Yorumu dışlayan anlayış, yeni olaylar ve değişen ihtiyaçlar karşısında eklektik konuma yerleşme dışında seçeneğe sahip değil. Körfez ülkelerindeki yaşantı üzerinden bunu gözlemlemek mümkün.
Topyekûn bir ümmet çetin dönemden, akıl tutulmasından, hedef bulanıklığından geçmekte. Hesaplar günlük, bakış alanı gözün gördüğü mesafe kadar.
Bölgeyi masaya yatıranlar iki yüzyılı planlarken, hesapları küresel ölçekte ve geleceğin ihtiyacına göre kuruyorlar.
Geçmişten ibret almayan, tarihi gelip geçen günlerden ibaret sayanlar hesap yapamaz ve hesaplara nesne olurlar.

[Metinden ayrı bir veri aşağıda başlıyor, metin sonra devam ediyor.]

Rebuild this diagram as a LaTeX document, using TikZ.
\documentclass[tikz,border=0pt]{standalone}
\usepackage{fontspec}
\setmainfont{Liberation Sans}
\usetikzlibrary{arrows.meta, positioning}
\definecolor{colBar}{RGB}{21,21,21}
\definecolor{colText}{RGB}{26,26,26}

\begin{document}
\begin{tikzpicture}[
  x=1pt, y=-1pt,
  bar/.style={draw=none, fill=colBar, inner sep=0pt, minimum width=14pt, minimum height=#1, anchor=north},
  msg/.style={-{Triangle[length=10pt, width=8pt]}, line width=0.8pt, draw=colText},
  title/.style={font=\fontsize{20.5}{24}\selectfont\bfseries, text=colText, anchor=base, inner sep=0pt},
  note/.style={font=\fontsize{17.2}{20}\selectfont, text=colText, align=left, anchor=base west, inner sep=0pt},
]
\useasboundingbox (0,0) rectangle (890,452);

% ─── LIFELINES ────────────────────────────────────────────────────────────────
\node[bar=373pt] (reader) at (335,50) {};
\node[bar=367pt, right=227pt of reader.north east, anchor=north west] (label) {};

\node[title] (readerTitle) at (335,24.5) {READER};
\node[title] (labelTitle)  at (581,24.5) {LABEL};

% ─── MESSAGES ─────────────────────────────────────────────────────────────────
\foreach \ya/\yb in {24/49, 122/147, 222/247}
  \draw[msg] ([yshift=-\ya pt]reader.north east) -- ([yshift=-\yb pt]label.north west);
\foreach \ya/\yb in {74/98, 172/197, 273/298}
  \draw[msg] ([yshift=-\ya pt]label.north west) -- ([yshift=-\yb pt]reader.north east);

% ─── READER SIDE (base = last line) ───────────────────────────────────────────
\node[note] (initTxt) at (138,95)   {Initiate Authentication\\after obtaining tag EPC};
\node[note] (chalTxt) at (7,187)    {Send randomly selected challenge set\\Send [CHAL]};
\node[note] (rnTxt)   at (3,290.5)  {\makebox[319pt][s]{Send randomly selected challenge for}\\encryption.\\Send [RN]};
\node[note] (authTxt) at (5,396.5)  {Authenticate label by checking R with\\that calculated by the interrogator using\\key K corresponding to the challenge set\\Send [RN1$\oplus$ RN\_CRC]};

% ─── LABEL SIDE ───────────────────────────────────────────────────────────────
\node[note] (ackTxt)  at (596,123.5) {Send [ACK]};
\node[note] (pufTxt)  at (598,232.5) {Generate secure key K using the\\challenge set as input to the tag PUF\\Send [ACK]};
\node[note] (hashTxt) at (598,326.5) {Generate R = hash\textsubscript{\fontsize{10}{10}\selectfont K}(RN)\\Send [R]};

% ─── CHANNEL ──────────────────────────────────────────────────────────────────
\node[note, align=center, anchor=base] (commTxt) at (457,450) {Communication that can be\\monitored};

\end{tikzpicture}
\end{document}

Birinci dünya savaşında oynanan oyunlar ve kabilelere ayrılarak vaatlerle oyalanan ihtiraslı şeyhler, şimdi daha rafine bir düzenlemenin içinde gönüllü olarak emre amade durumdalar.
Şiddeti organize eden öfke gücü, aynı zamanda aklı iptal etmede fonksiyoner etki oluşturunca gençliği harekete geçirmek her zamankinden kolay oluyor.
Kurşunun, bombanın sözü söylediği yerde aklın işlevi, savaş alanıyla sınırlı hale gelir.
Kendi dışında herkesi helak olanlardan gören anlayış için dost yok, mesele şehit olmakla düşmanı geriletmek arasındaki sınırlı alandan ibaret kalıyor.
Ümmetin birliği reaksiyoner inanış yüzünden param parça ve parçanın bütünle ilgisi kalmamış durumda.
Her şey tevile uğramış. Öyle ki zıddına varana kadar. Keskin kabullerin durumu da aynı. Yoruma kapalı anlayışlar da tevilci merhaleye farklı parkuru dolanarak ulaşıyorlar.
Kitap grup çıkarı doğrultusunda okundukça, önyargılara delil arandıkça yardıma müstehak bir konuma da ulaşılamayacak.